13. The computer readable medium of claim 12, wherein the first element and the second element are stored at non-contiguous locations of the memory module.

14. The computer readable medium of claim 12, wherein the first data collection is stored at a memory, and where a number of memory locations of the memory between the first element and the second element is different than a number of memory locations between the second element and a third element of the first data collection.

15. The computer readable medium of claim 12, wherein the first instruction comprises a request to access second pointer information indicative of a memory location of the first element.

16. The computer readable medium of claim 15, wherein the set of instructions further comprises instructions to:

in response to receiving the first instruction, automatically generate a third instruction; and

in response to receiving the third instruction, load the first element of the first data collection from the memory module to the cache.

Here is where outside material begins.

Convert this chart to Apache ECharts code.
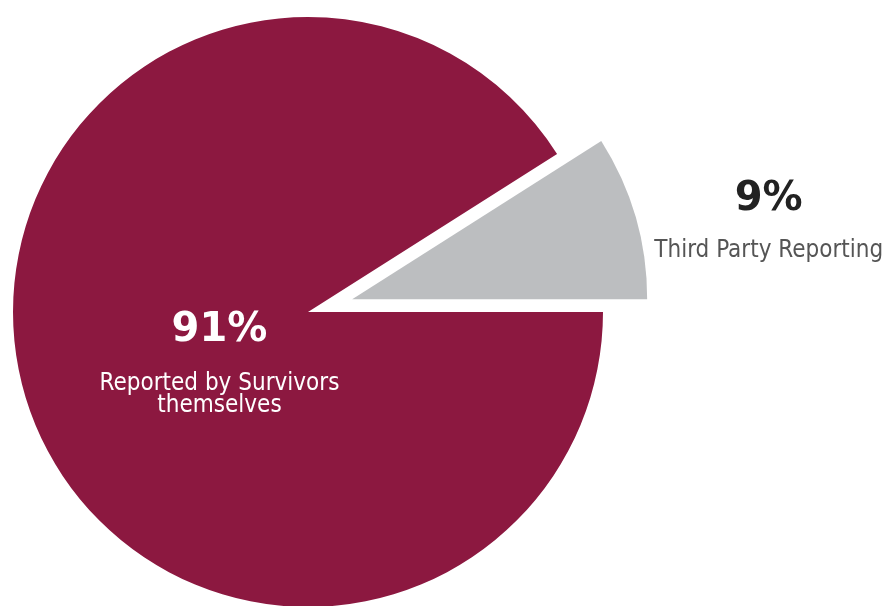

17. The computer readable medium of claim 12, wherein the first element is associated with second pointer information indicative of a third element of the first data collection, and wherein the set of instructions further comprises instructions to:

in response to the third instruction, load the third element of the first data collection from the memory module to the cache.

18. The computer readable medium of claim 12, wherein the first data collection comprises a linked list.

19. The computer readable medium of claim 12, wherein the first data collection comprises a hash table.

20. The computer readable medium of claim 12, wherein the first data collection comprises a tree structure.